Dataset excerpt –
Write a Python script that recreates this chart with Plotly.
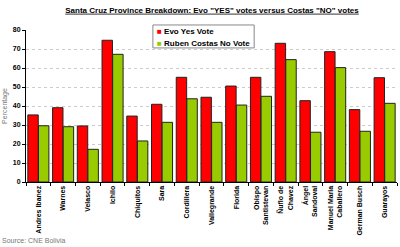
import plotly.graph_objects as go

categories = ["Andres Ibanez", "Warnes", "Velasco", "Ichilo", "Chiquitos", "Sara",
              "Cordillera", "Vallegrande", "Florida", "Obispo<br>Santistevan",
              "Ñuflo de<br>Chavez", "Ángel<br>Sandoval", "Manuel Maria<br>Caballero",
              "German Busch", "Guarayos"]
evo_yes = [35.3, 39.1, 29.5, 74.6, 34.7, 40.9, 55.1, 44.6, 50.5, 55.1, 73.0, 42.8, 68.6, 38.1, 54.9]
costas_no = [29.6, 29.1, 17.2, 67.2, 21.6, 31.4, 43.8, 31.4, 40.5, 45.1, 64.4, 26.2, 60.2, 26.7, 41.4]
y_ticks = [0, 10, 20, 30, 40, 50, 60, 70, 80]
series_names = ["Evo Yes Vote", "Ruben Costas No Vote"]
series_colors = ["#ff0000", "#99cc00"]

fig = go.Figure()
for name, vals, col in zip(series_names, [evo_yes, costas_no], series_colors):
    fig.add_trace(go.Bar(x=categories, y=vals, name=name,
                         marker=dict(color=col, line=dict(color="#222", width=1))))

fig.update_layout(
    width=400, height=247,
    margin=dict(l=26, r=3, t=30, b=65),
    paper_bgcolor="white", plot_bgcolor="white",
    barmode="group", bargap=0.14, bargroupgap=0.02,
    font=dict(family="Arial, Liberation Sans, sans-serif", size=7, color="black"),
    title=dict(text="<u><b>Santa Cruz Province Breakdown: Evo \"YES\" votes versus Costas \"NO\" votes</b></u>",
               x=0.53, xanchor="center", y=0.96, yanchor="middle",
               font=dict(size=8, color="black")),
    showlegend=False,
)
fig.update_xaxes(showline=True, linecolor="black", linewidth=1, tickangle=-90,
                 ticks="outside", ticklen=3, tickcolor="black", tickson="boundaries",
                 tickfont=dict(size=7, family="Arial, sans-serif", color="black", weight="bold"),
                 showgrid=False)
fig.update_yaxes(range=[0, 80], tickvals=y_ticks, showline=True, linecolor="black", linewidth=1,
                 ticks="outside", ticklen=3, tickcolor="black",
                 showgrid=True, gridcolor="#cccccc", griddash="dot", gridwidth=1,
                 tickfont=dict(size=7, color="black", weight="bold"),
                 title=dict(text="Percentage", font=dict(size=7, color="#777"), standoff=4),
                 zeroline=False)

# custom compact legend
fig.add_shape(type="rect", xref="paper", yref="paper", x0=0.342, x1=0.615, y0=0.882, y1=1.033,
              line=dict(color="#888", width=1), fillcolor="white", layer="above")
for i, (name, col) in enumerate(zip(series_names, series_colors)):
    fig.add_annotation(text=f"<span style='color:{col}'>■</span> <b>{name}</b>",
                       xref="paper", yref="paper", x=0.347, y=0.993 - i * 0.079,
                       xanchor="left", yanchor="middle", showarrow=False,
                       font=dict(size=8, color="black"))

fig.add_annotation(text="Source: CNE Bolivia", xref="paper", yref="paper",
                   x=-0.07, y=-0.385, xanchor="left", yanchor="middle", showarrow=False,
                   font=dict(size=7, color="#777"))
fig.write_html("out.html")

Do this –
Repeat the listing in full and exactly. Do not include any images.

Response –
Write a Python script that recreates this chart with Plotly.
import plotly.graph_objects as go

categories = ["Andres Ibanez", "Warnes", "Velasco", "Ichilo", "Chiquitos", "Sara",
              "Cordillera", "Vallegrande", "Florida", "Obispo<br>Santistevan",
              "Ñuflo de<br>Chavez", "Ángel<br>Sandoval", "Manuel Maria<br>Caballero",
              "German Busch", "Guarayos"]
evo_yes = [35.3, 39.1, 29.5, 74.6, 34.7, 40.9, 55.1, 44.6, 50.5, 55.1, 73.0, 42.8, 68.6, 38.1, 54.9]
costas_no = [29.6, 29.1, 17.2, 67.2, 21.6, 31.4, 43.8, 31.4, 40.5, 45.1, 64.4, 26.2, 60.2, 26.7, 41.4]
y_ticks = [0, 10, 20, 30, 40, 50, 60, 70, 80]
series_names = ["Evo Yes Vote", "Ruben Costas No Vote"]
series_colors = ["#ff0000", "#99cc00"]

fig = go.Figure()
for name, vals, col in zip(series_names, [evo_yes, costas_no], series_colors):
    fig.add_trace(go.Bar(x=categories, y=vals, name=name,
                         marker=dict(color=col, line=dict(color="#222", width=1))))

fig.update_layout(
    width=400, height=247,
    margin=dict(l=26, r=3, t=30, b=65),
    paper_bgcolor="white", plot_bgcolor="white",
    barmode="group", bargap=0.14, bargroupgap=0.02,
    font=dict(family="Arial, Liberation Sans, sans-serif", size=7, color="black"),
    title=dict(text="<u><b>Santa Cruz Province Breakdown: Evo \"YES\" votes versus Costas \"NO\" votes</b></u>",
               x=0.53, xanchor="center", y=0.96, yanchor="middle",
               font=dict(size=8, color="black")),
    showlegend=False,
)
fig.update_xaxes(showline=True, linecolor="black", linewidth=1, tickangle=-90,
                 ticks="outside", ticklen=3, tickcolor="black", tickson="boundaries",
                 tickfont=dict(size=7, family="Arial, sans-serif", color="black", weight="bold"),
                 showgrid=False)
fig.update_yaxes(range=[0, 80], tickvals=y_ticks, showline=True, linecolor="black", linewidth=1,
                 ticks="outside", ticklen=3, tickcolor="black",
                 showgrid=True, gridcolor="#cccccc", griddash="dot", gridwidth=1,
                 tickfont=dict(size=7, color="black", weight="bold"),
                 title=dict(text="Percentage", font=dict(size=7, color="#777"), standoff=4),
                 zeroline=False)

# custom compact legend
fig.add_shape(type="rect", xref="paper", yref="paper", x0=0.342, x1=0.615, y0=0.882, y1=1.033,
              line=dict(color="#888", width=1), fillcolor="white", layer="above")
for i, (name, col) in enumerate(zip(series_names, series_colors)):
    fig.add_annotation(text=f"<span style='color:{col}'>■</span> <b>{name}</b>",
                       xref="paper", yref="paper", x=0.347, y=0.993 - i * 0.079,
                       xanchor="left", yanchor="middle", showarrow=False,
                       font=dict(size=8, color="black"))

fig.add_annotation(text="Source: CNE Bolivia", xref="paper", yref="paper",
                   x=-0.07, y=-0.385, xanchor="left", yanchor="middle", showarrow=False,
                   font=dict(size=7, color="#777"))
fig.write_html("out.html")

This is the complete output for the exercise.